## Task to complete
Look for the string "matplotlib" in every line, and copy each line that has it.

## Data extract

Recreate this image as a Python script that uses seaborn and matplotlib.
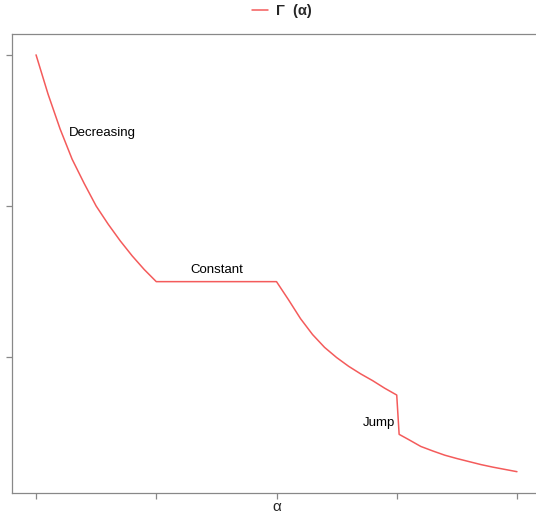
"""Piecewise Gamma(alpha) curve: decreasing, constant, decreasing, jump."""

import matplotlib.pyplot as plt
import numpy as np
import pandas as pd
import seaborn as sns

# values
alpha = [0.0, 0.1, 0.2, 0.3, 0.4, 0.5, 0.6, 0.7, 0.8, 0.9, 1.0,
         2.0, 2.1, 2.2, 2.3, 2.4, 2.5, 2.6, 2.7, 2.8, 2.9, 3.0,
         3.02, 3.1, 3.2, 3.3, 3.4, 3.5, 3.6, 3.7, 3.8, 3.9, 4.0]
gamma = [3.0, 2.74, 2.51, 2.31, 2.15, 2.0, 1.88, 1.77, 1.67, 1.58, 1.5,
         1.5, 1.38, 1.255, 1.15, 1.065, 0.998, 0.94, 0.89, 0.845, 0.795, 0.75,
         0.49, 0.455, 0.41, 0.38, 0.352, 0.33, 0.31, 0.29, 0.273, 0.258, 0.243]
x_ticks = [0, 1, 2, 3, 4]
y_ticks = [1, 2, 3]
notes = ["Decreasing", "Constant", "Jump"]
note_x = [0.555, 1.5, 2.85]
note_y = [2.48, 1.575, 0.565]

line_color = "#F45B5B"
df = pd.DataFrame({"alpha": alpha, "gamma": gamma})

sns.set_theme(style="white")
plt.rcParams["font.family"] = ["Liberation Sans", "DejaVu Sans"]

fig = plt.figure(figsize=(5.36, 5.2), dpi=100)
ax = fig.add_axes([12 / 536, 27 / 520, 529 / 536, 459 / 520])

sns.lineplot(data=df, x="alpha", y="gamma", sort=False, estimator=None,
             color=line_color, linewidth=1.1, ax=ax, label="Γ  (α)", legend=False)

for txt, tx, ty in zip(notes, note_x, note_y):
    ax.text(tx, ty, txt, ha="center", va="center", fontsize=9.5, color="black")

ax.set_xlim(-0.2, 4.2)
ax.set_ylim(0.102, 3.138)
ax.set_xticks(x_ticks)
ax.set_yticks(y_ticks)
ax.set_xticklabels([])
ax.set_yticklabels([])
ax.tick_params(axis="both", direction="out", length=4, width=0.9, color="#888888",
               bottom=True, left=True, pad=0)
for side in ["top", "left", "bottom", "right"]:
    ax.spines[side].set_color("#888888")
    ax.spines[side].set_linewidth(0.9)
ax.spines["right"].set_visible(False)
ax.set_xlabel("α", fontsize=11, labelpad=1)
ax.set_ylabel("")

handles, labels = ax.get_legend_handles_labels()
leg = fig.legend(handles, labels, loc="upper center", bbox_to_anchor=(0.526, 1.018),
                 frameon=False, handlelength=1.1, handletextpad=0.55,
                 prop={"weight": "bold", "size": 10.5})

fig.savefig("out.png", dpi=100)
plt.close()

## Correct output
Recreate this image as a Python script that uses seaborn and matplotlib.
import matplotlib.pyplot as plt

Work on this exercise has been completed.